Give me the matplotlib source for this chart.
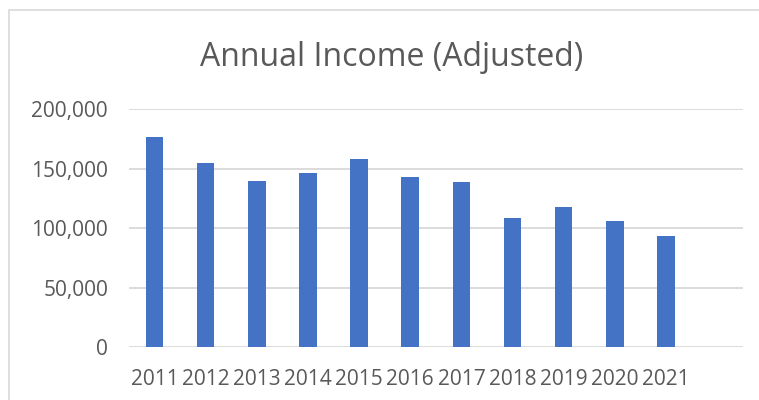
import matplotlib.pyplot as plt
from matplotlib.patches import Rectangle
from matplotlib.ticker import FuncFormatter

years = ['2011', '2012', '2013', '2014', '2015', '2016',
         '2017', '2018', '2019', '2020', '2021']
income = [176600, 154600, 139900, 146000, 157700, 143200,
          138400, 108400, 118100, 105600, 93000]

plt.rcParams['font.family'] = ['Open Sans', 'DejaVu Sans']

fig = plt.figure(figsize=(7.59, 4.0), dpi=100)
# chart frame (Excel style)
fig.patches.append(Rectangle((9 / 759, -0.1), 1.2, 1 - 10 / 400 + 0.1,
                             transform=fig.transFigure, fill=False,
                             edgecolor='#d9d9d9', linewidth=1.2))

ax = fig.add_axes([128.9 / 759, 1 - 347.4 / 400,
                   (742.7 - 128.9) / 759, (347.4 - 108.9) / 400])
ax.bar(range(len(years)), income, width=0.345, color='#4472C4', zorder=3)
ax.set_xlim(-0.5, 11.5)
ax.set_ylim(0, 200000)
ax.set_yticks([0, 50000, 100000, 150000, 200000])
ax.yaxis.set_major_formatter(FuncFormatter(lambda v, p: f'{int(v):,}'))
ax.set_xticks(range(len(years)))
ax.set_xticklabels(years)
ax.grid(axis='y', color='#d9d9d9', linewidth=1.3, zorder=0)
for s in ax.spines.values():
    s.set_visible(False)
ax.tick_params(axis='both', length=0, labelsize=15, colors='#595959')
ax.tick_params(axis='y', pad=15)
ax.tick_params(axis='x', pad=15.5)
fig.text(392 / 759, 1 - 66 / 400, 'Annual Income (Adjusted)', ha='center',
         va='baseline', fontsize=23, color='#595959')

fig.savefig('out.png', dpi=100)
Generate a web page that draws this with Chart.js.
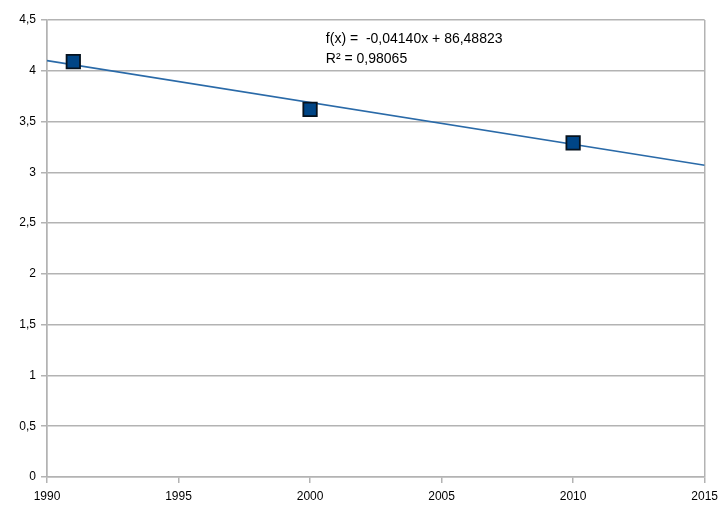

__Problem to solve__
Write down every line from the opening of the listing to the line with "from matplotlib.ticker import FuncFormatter", both included, and nothing else; the pictures are omitted.

__The response__
Give me the matplotlib source for this chart.
import matplotlib.pyplot as plt
from matplotlib.patches import Rectangle
from matplotlib.ticker import FuncFormatter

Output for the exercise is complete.